Not exactly. UAM is usually treated as a subset of the broader AAM effort.

“If the aircraft is ready, UAM is ready”

No. Vertiports, communications, traffic management, approvals, and operating procedures are all part of readiness.

“UAM is only for passenger air taxis”

No. Official descriptions also include cargo and other urban or peri-urban service uses.

“UAM is only an aviation topic”

No. It also affects cities, infrastructure planners, monitoring systems, traffic management, and public acceptance.

What This Means in Practice

For a beginner, the most useful mental model is this: UAM is a city mobility system built around new aircraft, not a single aircraft product category.

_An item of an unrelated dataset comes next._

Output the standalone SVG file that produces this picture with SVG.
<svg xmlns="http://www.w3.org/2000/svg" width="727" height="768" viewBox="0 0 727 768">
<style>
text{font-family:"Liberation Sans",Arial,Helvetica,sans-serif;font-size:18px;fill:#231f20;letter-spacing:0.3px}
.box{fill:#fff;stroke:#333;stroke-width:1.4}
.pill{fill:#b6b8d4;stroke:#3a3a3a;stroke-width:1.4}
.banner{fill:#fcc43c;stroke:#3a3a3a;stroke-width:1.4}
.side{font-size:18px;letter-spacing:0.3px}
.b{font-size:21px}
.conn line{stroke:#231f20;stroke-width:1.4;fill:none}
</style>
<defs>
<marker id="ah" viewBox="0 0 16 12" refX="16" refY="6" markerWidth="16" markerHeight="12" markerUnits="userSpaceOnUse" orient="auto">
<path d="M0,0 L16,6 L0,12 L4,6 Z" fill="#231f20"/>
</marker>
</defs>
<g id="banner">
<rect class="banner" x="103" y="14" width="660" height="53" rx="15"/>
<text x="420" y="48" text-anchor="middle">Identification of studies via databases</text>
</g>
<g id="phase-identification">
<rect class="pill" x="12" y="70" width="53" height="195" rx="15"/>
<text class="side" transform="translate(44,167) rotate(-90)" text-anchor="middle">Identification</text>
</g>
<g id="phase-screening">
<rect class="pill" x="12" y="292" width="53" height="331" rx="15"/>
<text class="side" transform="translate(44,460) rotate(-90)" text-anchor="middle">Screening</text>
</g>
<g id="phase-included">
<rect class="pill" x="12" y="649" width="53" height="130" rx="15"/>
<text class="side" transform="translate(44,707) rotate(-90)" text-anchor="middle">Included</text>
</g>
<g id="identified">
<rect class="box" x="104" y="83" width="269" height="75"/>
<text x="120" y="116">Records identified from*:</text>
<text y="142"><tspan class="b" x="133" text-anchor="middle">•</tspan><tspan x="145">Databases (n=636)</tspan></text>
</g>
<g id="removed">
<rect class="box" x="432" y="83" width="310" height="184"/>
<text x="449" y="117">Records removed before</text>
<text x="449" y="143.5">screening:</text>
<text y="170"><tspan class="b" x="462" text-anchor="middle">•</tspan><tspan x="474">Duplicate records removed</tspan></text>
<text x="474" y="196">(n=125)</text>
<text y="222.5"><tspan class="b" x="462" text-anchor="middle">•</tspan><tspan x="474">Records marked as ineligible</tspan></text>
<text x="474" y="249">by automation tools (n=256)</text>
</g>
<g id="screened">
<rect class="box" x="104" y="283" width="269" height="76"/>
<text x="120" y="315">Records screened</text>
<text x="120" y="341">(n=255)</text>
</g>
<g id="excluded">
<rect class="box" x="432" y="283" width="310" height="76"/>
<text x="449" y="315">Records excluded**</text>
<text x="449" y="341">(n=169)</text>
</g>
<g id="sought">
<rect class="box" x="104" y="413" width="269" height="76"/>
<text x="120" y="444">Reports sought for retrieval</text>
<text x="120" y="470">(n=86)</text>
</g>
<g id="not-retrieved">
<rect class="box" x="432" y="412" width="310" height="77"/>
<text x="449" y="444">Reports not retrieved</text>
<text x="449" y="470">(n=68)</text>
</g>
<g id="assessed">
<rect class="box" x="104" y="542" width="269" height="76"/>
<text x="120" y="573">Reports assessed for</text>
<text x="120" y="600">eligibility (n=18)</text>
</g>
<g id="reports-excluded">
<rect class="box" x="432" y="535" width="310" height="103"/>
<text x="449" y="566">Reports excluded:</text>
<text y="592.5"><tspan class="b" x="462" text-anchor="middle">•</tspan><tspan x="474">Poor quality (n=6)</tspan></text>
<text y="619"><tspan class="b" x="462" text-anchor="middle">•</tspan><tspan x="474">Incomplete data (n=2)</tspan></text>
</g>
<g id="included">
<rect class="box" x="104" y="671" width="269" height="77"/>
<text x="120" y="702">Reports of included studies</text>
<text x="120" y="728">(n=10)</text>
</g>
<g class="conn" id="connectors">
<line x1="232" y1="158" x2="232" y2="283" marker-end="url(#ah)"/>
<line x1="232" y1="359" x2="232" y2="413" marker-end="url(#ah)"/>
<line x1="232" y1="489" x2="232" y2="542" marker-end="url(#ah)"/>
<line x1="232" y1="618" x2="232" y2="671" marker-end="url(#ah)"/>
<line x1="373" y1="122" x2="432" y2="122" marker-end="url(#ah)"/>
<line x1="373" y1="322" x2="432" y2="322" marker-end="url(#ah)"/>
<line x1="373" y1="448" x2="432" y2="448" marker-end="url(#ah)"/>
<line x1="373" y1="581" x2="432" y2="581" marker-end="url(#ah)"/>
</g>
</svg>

If you are evaluating UAM-related systems or policy, useful questions include:

  • what type of operation is being discussed,
  • what infrastructure supports it,
  • how aircraft will be coordinated,
  • what cooperative information is available,
  • how authorized traffic will be distinguished from abnormal traffic,
  • and whether public, regulatory, and operational trust exist around the concept.

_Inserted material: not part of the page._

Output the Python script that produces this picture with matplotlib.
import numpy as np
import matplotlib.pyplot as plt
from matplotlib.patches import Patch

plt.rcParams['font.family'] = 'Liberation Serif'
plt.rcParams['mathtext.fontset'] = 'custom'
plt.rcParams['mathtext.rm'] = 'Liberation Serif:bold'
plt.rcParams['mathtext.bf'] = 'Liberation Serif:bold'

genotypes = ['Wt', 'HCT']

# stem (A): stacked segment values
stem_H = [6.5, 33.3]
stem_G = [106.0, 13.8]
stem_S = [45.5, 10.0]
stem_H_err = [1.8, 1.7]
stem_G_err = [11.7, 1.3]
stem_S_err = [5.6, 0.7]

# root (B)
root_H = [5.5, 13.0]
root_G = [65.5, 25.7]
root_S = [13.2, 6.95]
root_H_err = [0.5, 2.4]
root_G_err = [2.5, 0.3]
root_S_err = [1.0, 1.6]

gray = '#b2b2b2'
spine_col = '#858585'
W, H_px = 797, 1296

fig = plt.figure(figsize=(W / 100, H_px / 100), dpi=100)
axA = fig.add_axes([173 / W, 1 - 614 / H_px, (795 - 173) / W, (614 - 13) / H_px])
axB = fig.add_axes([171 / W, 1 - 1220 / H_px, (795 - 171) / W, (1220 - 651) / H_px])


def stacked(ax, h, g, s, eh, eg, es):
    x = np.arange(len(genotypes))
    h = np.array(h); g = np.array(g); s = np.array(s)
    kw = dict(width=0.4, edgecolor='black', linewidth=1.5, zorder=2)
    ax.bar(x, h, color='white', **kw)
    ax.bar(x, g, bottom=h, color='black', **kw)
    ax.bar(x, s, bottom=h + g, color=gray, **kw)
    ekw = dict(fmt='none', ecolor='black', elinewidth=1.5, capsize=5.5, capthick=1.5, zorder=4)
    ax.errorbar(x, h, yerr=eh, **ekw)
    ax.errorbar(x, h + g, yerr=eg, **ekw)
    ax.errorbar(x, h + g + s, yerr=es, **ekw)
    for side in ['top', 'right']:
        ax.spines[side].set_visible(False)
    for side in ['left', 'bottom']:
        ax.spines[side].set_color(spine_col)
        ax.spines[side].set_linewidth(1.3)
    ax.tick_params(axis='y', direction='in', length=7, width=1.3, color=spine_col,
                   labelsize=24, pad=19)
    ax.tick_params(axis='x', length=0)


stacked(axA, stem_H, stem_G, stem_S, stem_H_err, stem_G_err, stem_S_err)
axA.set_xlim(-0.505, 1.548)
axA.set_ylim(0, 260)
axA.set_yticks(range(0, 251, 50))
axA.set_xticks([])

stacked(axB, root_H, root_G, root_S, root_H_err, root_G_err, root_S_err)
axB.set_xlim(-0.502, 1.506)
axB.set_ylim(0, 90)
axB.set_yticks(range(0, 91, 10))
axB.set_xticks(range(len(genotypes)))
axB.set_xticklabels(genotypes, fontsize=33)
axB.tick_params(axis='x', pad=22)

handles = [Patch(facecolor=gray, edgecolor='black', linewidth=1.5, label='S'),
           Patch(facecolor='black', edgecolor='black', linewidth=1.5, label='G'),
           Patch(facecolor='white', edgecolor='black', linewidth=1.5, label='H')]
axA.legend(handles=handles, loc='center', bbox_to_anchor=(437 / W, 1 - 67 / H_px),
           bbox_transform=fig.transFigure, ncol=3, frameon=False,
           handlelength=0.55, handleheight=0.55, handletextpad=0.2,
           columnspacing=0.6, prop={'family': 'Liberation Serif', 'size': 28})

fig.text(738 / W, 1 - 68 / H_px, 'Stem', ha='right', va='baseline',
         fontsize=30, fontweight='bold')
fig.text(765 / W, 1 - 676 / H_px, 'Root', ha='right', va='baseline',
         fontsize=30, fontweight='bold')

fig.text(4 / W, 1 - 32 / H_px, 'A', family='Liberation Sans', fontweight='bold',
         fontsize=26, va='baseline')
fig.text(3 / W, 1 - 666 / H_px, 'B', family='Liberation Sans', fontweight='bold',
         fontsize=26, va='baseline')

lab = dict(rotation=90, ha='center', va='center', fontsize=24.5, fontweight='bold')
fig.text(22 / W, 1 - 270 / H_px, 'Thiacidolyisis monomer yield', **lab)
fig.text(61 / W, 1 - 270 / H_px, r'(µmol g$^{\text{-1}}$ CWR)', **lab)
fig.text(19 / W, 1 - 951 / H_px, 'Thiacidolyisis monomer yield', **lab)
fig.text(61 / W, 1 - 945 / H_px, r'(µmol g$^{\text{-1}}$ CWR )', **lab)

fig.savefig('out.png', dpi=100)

These questions are more useful than asking only whether an aircraft can take off and land vertically.

This also explains why UAM is so tightly connected to digital traffic-management and low-altitude awareness tools. As operations become more routine, the challenge shifts from proving flight is possible to proving that repeated urban operations can be managed safely, predictably, and visibly.

Conclusion

Urban air mobility is a city-focused air transportation concept using new aircraft, supporting infrastructure, and digital traffic coordination to move people or cargo in and around urban areas. It is usually treated as a subset of Advanced Air Mobility and depends on much more than the aircraft itself.

The key takeaway is that UAM is a system problem. Aircraft, vertiports, traffic management, cooperative operations, public acceptance, and monitoring all have to work together. If those layers do not mature together, UAM remains a demonstration. If they do, it becomes a new low-altitude mobility environment that cities, operators, and security systems all have to understand.